The Bigger Picture: Waldorf Education in the 21st Century

 

The approach to science and technology I’ve proposed is somewhat different than the science curriculum traditionally found in Waldorf high schools. Indeed, one can interpret the writings of Rudolf Steiner and other master teachers as advocating against students designing their own apparatus and conducting their own experiments. Instead it is generally recommended that Waldorf science teachers focus on carefully prepared demonstrations of phenomena, with as little mechanical instrumentation as possible standing between students and a direct experience of Nature. Students are thereby guided toward a discovery of the appropriate concept for a perceptual experience through their own inner effort.
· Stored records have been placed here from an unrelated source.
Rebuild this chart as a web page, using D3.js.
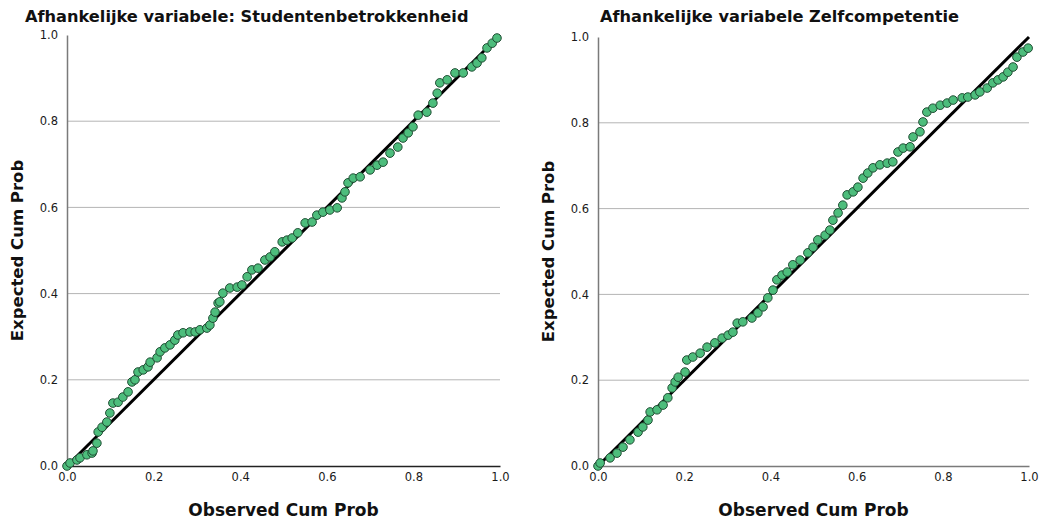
<!DOCTYPE html>
<html>
<head>
<meta charset="utf-8">
<script src="https://cdn.jsdelivr.net/npm/d3@7"></script>
<style>
  body { margin: 0; background: #fff; }
  svg { display: block; font-family: "DejaVu Sans", sans-serif; }
</style>
</head>
<body>
<svg id="chart" width="1042" height="521"></svg>
<script>
// tick labels shared by both panels
const tickValues = [0, 0.2, 0.4, 0.6, 0.8, 1.0];

// P-P plot: Studentenbetrokkenheid (observed, expected)
const betrokObserved = [
  0.000, 0.007, 0.023, 0.030, 0.046, 0.058, 0.060, 0.069, 0.072, 0.081,
  0.092, 0.099, 0.106, 0.118, 0.129, 0.141, 0.150, 0.157, 0.164, 0.176,
  0.187, 0.192, 0.208, 0.215, 0.226, 0.238, 0.249, 0.256, 0.268, 0.284,
  0.296, 0.307, 0.323, 0.330, 0.337, 0.342, 0.349, 0.353, 0.360, 0.376,
  0.393, 0.404, 0.416, 0.427, 0.441, 0.457, 0.469, 0.480, 0.497, 0.508,
  0.520, 0.533, 0.550, 0.566, 0.577, 0.591, 0.607, 0.624, 0.635, 0.642,
  0.649, 0.661, 0.677, 0.700, 0.716, 0.730, 0.746, 0.764, 0.776, 0.788,
  0.799, 0.811, 0.831, 0.845, 0.855, 0.861, 0.878, 0.896, 0.915, 0.935,
  0.947, 0.958, 0.970, 0.982, 0.993
];
const betrokExpected = [
  0.000, 0.007, 0.014, 0.019, 0.026, 0.030, 0.035, 0.053, 0.079, 0.090,
  0.102, 0.123, 0.146, 0.148, 0.160, 0.172, 0.195, 0.200, 0.218, 0.223,
  0.230, 0.241, 0.251, 0.265, 0.274, 0.281, 0.292, 0.304, 0.309, 0.311,
  0.311, 0.316, 0.320, 0.327, 0.343, 0.357, 0.378, 0.381, 0.401, 0.413,
  0.415, 0.420, 0.439, 0.455, 0.459, 0.478, 0.485, 0.497, 0.520, 0.524,
  0.529, 0.541, 0.564, 0.566, 0.582, 0.589, 0.594, 0.599, 0.622, 0.636,
  0.657, 0.668, 0.671, 0.687, 0.698, 0.705, 0.726, 0.740, 0.761, 0.773,
  0.787, 0.814, 0.821, 0.842, 0.865, 0.889, 0.896, 0.912, 0.912, 0.926,
  0.935, 0.947, 0.970, 0.981, 0.993
];

// P-P plot: Zelfcompetentie (observed, expected)
const zelfObserved = [
  0.000, 0.005, 0.028, 0.044, 0.058, 0.074, 0.093, 0.104, 0.116, 0.121,
  0.137, 0.151, 0.162, 0.172, 0.179, 0.186, 0.202, 0.206, 0.220, 0.237,
  0.253, 0.271, 0.288, 0.302, 0.313, 0.323, 0.336, 0.357, 0.371, 0.383,
  0.394, 0.406, 0.415, 0.427, 0.439, 0.452, 0.469, 0.487, 0.499, 0.510,
  0.527, 0.538, 0.545, 0.557, 0.568, 0.578, 0.592, 0.603, 0.615, 0.626,
  0.638, 0.654, 0.671, 0.684, 0.696, 0.708, 0.724, 0.731, 0.747, 0.754,
  0.763, 0.777, 0.794, 0.810, 0.824, 0.845, 0.858, 0.875, 0.886, 0.903,
  0.916, 0.928, 0.940, 0.951, 0.963, 0.972, 0.986, 0.998
];
const zelfExpected = [
  0.000, 0.007, 0.019, 0.030, 0.044, 0.061, 0.079, 0.091, 0.107, 0.126,
  0.131, 0.142, 0.159, 0.182, 0.196, 0.207, 0.219, 0.247, 0.254, 0.263,
  0.277, 0.287, 0.298, 0.305, 0.312, 0.333, 0.336, 0.345, 0.357, 0.371,
  0.392, 0.410, 0.434, 0.445, 0.452, 0.469, 0.480, 0.497, 0.510, 0.527,
  0.538, 0.550, 0.573, 0.590, 0.608, 0.632, 0.639, 0.650, 0.671, 0.683,
  0.695, 0.702, 0.706, 0.709, 0.732, 0.741, 0.744, 0.767, 0.779, 0.802,
  0.825, 0.834, 0.841, 0.846, 0.853, 0.858, 0.860, 0.865, 0.872, 0.881,
  0.893, 0.900, 0.907, 0.918, 0.930, 0.953, 0.965, 0.974
];

const svg = d3.select("#chart");

function drawPanel(opts) {
  const x = d3.scaleLinear().domain([0, 1]).range([opts.left, opts.right]);
  const y = d3.scaleLinear().domain([0, 1]).range([opts.bottom, opts.top]);
  const g = svg.append("g");

  // horizontal gridlines
  g.selectAll(".grid")
    .data(tickValues.filter((t) => t > 0 && t < 1))
    .enter()
    .append("line")
    .attr("x1", x(0))
    .attr("x2", x(1))
    .attr("y1", (d) => y(d))
    .attr("y2", (d) => y(d))
    .attr("stroke", "#b4b4b4")
    .attr("stroke-width", 1);

  // y axis
  const yAxis = g.append("g")
    .attr("transform", `translate(${x(0)},0)`)
    .call(d3.axisLeft(y).tickValues(tickValues).tickFormat(d3.format(".1f")).tickSize(0).tickPadding(9));
  yAxis.select(".domain").attr("stroke", "#7a7a7a").attr("stroke-width", 1.5);

  // x axis
  const xAxis = g.append("g")
    .attr("transform", `translate(0,${y(0)})`)
    .call(d3.axisBottom(x).tickValues(tickValues).tickFormat(d3.format(".1f")).tickSize(0).tickPadding(7));
  xAxis.select(".domain").attr("stroke", opts.xAxisColor).attr("stroke-width", 1.5);

  g.selectAll(".tick text")
    .attr("font-family", "DejaVu Sans, sans-serif")
    .attr("font-size", 11.5)
    .attr("fill", "#1a1a1a");

  // reference diagonal
  g.append("line")
    .attr("x1", x(0))
    .attr("y1", y(0))
    .attr("x2", x(1))
    .attr("y2", y(1))
    .attr("stroke", "#000")
    .attr("stroke-width", 3);

  // points
  const pts = opts.observed.map((o, i) => ({ o, e: opts.expected[i] }));
  g.selectAll("circle")
    .data(pts)
    .enter()
    .append("circle")
    .attr("cx", (d) => x(d.o))
    .attr("cy", (d) => y(d.e))
    .attr("r", 4.3)
    .attr("fill", "#4dbd7c")
    .attr("stroke", "#1f4d33")
    .attr("stroke-width", 1);

  // titles
  g.append("text")
    .attr("x", opts.titleX)
    .attr("y", 22)
    .attr("font-size", 16.2)
    .attr("font-weight", "bold")
    .attr("fill", "#111")
    .text(opts.title);

  g.append("text")
    .attr("x", (x(0) + x(1)) / 2)
    .attr("y", 516)
    .attr("text-anchor", "middle")
    .attr("font-size", 17)
    .attr("font-weight", "bold")
    .attr("fill", "#111")
    .text("Observed Cum Prob");

  g.append("text")
    .attr("transform", `translate(${opts.left - 44},${(y(0) + y(1)) / 2}) rotate(-90)`)
    .attr("text-anchor", "middle")
    .attr("font-size", 16.5)
    .attr("font-weight", "bold")
    .attr("fill", "#111")
    .text("Expected Cum Prob");
}

drawPanel({
  left: 67, right: 500, top: 35, bottom: 466,
  title: "Afhankelijke variabele: Studentenbetrokkenheid",
  titleX: 25,
  xAxisColor: "#222",
  observed: betrokObserved,
  expected: betrokExpected
});

drawPanel({
  left: 598, right: 1029, top: 37, bottom: 466,
  title: "Afhankelijke variabele Zelfcompetentie",
  titleX: 600,
  xAxisColor: "#7a7a7a",
  observed: zelfObserved,
  expected: zelfExpected
});
</script>
</body>
</html>
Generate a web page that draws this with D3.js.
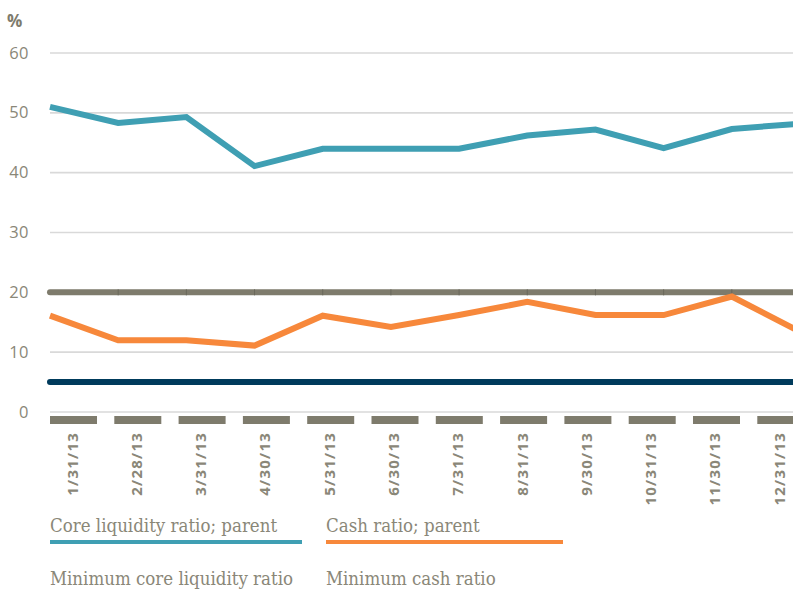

This “phenomenological” approach to science is deeply founded in the nature of the human being, and at its best it can be dramatically successful in giving students a genuine, holistic, and unbiased conception of natural phenomena.

 

Though Waldorf teachers’ opinions vary on how strictly phenomenological the high school science lessons should be, I believe that phenomenology-based demonstrations and classroom activities may be the best possible way to introduce students to the fundamental physical characteristics of Nature during their main lesson blocks. However, every Waldorf science teacher I’ve spoken with has encountered a fundamental limitation to the traditional approach to phenomenological science teaching; it provides no obvious way to enter the realm of 20th century science, which is almost entirely based on phenomena and concepts that simply cannot be observed at all without complex technology.

 

Indeed, in terms of the actual human experience of modern scientists, the only “phenomenon” under observation is the technology itself. One way to look at this situation is that the thoughts of the scientists, as embodied in their instruments, have become the primary subject matter of science. Both theoretical and laboratory science in our time have much less to do with an experience of nature’s reality than with an experience of a created reality. This is true not only of modern subjects such as quantum mechanics, information science and complexity theory, but of any scientific endeavor whose results rest on laboratory apparatus as the medium of observation.

 

When we provide students with pre-built instruments, we are in effect hiding the greater part of the actual phenomena from them. They cannot therefore connect accurate concepts to their perceptions. In order to gain a genuine understanding of instrument-based scientific investigation, the instrument itself must become the object of study.

 

It would be a grave mistake, however, to assume that the “phenomenon” of a scientific instrument or experiment could be studied in the same way as a naturally occurring phenomenon. Unlike Nature, whose inner secrets are available to us through careful observation of her outer forms, human thoughts can be understood only by thinking them ourselves—from the “inside out,” as it were. This is true even of human thoughts that have been “crystallized” into a physical machine or piece of equipment. While we can arrive at a true understanding of natural phenomena only through observation and reflection on that observation, the route to understanding the experiment itself can only be found through the act of designing and conducting it. This type of understanding is greatly aided by a study of the biographies of great scientists, and by philosophical inquiry into one’s own beliefs and thought processes.

 

As science moves further into elaborate technologies and theories, direct experience of Nature becomes no less important for every high school student. Yet, it does become increasingly vital that students also experience and understand the human process out of which technologies and experimental science arise. The great challenge facing science teachers today is to bring a study of human thought into the curriculum more and more, without crowding out the still-essential study of directly accessible natural phenomena.

 

Schools everywhere are succumbing to the temptation to replace “out-dated” industrial arts facilities and shop classes with abstract, passive study of science and technology. High Mowing is attempting to serve as an example to the Waldorf movement and to the world by doing precisely the opposite—that is, by centering its science and technology programs more than ever around practical, creative activities that place human hands and natural materials in service to our highest faculties of thought.